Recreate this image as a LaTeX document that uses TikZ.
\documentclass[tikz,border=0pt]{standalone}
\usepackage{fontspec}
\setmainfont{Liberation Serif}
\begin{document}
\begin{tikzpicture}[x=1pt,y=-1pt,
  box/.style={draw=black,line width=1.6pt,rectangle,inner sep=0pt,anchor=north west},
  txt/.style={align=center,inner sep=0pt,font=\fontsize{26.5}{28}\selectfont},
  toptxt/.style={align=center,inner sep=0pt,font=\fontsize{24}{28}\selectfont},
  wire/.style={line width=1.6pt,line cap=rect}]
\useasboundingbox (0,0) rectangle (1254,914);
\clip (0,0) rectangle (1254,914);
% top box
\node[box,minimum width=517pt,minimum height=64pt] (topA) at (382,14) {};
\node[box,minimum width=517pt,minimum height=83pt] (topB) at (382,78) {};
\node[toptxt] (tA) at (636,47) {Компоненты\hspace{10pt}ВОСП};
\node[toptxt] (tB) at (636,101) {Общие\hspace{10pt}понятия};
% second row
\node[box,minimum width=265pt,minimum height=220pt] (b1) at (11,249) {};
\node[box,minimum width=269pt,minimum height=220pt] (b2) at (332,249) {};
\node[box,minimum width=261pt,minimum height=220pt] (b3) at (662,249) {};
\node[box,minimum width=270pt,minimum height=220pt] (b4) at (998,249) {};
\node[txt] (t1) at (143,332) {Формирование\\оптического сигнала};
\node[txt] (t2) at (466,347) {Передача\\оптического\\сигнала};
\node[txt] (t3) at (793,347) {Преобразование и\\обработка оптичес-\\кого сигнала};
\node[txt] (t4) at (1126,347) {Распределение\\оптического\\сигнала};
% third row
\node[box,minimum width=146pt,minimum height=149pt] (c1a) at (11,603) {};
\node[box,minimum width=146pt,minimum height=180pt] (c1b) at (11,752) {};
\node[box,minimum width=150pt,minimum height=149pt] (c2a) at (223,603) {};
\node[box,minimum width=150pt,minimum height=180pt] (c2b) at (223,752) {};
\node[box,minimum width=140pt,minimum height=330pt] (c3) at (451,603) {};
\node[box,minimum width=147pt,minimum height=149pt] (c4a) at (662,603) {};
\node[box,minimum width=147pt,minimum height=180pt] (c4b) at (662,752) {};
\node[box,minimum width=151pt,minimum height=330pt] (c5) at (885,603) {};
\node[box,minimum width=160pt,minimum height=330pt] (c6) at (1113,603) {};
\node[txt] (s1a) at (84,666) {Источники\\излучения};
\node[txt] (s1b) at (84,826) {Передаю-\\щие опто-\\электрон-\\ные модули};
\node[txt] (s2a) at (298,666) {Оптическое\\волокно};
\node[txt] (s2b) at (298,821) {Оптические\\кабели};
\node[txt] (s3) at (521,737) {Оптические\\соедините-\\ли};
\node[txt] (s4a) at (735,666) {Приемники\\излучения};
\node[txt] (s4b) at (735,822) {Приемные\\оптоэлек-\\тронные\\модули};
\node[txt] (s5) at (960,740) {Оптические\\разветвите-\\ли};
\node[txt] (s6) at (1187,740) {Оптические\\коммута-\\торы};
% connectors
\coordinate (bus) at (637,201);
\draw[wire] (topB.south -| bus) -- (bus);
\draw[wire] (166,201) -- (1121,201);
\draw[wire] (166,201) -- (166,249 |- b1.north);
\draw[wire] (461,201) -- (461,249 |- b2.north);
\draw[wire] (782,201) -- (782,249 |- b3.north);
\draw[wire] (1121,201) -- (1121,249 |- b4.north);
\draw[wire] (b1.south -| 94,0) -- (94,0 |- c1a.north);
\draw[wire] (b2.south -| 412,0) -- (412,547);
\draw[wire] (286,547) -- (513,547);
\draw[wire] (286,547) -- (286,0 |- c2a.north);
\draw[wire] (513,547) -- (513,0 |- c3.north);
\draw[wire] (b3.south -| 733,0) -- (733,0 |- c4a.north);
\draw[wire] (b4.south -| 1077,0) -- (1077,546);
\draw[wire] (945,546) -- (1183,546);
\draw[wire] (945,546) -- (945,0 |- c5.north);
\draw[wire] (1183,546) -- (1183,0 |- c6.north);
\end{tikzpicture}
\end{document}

= = =

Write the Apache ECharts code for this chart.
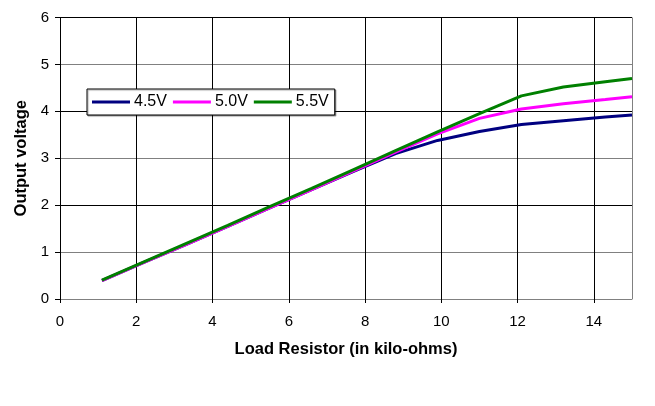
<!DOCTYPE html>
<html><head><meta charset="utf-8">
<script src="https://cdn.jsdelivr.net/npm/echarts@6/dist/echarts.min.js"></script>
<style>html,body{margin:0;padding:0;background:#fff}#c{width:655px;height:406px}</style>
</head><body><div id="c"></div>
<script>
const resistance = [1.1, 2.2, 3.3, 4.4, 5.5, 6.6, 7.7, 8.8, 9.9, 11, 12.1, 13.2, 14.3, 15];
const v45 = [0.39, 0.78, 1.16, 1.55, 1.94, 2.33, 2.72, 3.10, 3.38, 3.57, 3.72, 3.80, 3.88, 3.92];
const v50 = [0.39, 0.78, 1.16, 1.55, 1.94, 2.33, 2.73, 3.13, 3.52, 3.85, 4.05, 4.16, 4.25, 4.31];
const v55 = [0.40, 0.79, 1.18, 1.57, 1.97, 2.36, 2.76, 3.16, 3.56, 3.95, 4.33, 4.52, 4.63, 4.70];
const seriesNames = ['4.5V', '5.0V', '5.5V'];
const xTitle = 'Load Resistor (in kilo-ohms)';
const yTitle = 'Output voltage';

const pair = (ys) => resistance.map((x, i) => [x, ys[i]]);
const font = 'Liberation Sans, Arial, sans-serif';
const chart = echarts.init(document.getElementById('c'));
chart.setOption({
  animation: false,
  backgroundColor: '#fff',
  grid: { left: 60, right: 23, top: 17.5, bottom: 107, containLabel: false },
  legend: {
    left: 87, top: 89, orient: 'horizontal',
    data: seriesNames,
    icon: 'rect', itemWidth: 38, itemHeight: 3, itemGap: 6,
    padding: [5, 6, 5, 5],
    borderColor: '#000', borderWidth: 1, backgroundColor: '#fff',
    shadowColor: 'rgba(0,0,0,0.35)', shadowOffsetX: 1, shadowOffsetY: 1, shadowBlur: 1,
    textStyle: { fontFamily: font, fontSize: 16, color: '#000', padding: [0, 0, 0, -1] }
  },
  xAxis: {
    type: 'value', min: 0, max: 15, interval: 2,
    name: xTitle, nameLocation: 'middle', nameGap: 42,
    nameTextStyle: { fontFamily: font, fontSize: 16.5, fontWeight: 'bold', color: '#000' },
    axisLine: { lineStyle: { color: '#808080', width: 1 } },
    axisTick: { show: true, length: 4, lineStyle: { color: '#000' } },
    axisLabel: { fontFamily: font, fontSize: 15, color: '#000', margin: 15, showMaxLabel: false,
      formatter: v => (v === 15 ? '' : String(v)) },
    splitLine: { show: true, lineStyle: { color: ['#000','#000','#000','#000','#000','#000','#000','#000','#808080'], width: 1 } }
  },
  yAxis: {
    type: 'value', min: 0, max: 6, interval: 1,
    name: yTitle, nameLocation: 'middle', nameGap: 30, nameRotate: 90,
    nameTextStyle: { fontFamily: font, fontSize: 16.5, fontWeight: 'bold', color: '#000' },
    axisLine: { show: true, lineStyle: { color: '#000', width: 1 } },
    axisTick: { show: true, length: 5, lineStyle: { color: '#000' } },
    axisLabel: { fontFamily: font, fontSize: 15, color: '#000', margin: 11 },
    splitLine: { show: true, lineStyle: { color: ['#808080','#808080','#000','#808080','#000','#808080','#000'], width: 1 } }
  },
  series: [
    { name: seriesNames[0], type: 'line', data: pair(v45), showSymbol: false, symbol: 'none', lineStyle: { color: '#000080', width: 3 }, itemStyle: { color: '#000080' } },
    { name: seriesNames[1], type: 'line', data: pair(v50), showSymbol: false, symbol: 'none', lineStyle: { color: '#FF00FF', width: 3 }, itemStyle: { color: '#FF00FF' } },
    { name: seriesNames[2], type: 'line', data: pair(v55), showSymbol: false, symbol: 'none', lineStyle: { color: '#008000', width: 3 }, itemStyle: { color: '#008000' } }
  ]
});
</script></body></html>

= = =

EXERCISE AIM:
Everything from the line with "Write the Apache ECharts code for this chart." down to the line with "const yTitle = 'Output voltage';" in the data above should be copied exactly, with both end lines kept and the pictures left out.

FULL OUTPUT:
Write the Apache ECharts code for this chart.
<!DOCTYPE html>
<html><head><meta charset="utf-8">
<script src="https://cdn.jsdelivr.net/npm/echarts@6/dist/echarts.min.js"></script>
<style>html,body{margin:0;padding:0;background:#fff}#c{width:655px;height:406px}</style>
</head><body><div id="c"></div>
<script>
const resistance = [1.1, 2.2, 3.3, 4.4, 5.5, 6.6, 7.7, 8.8, 9.9, 11, 12.1, 13.2, 14.3, 15];
const v45 = [0.39, 0.78, 1.16, 1.55, 1.94, 2.33, 2.72, 3.10, 3.38, 3.57, 3.72, 3.80, 3.88, 3.92];
const v50 = [0.39, 0.78, 1.16, 1.55, 1.94, 2.33, 2.73, 3.13, 3.52, 3.85, 4.05, 4.16, 4.25, 4.31];
const v55 = [0.40, 0.79, 1.18, 1.57, 1.97, 2.36, 2.76, 3.16, 3.56, 3.95, 4.33, 4.52, 4.63, 4.70];
const seriesNames = ['4.5V', '5.0V', '5.5V'];
const xTitle = 'Load Resistor (in kilo-ohms)';
const yTitle = 'Output voltage';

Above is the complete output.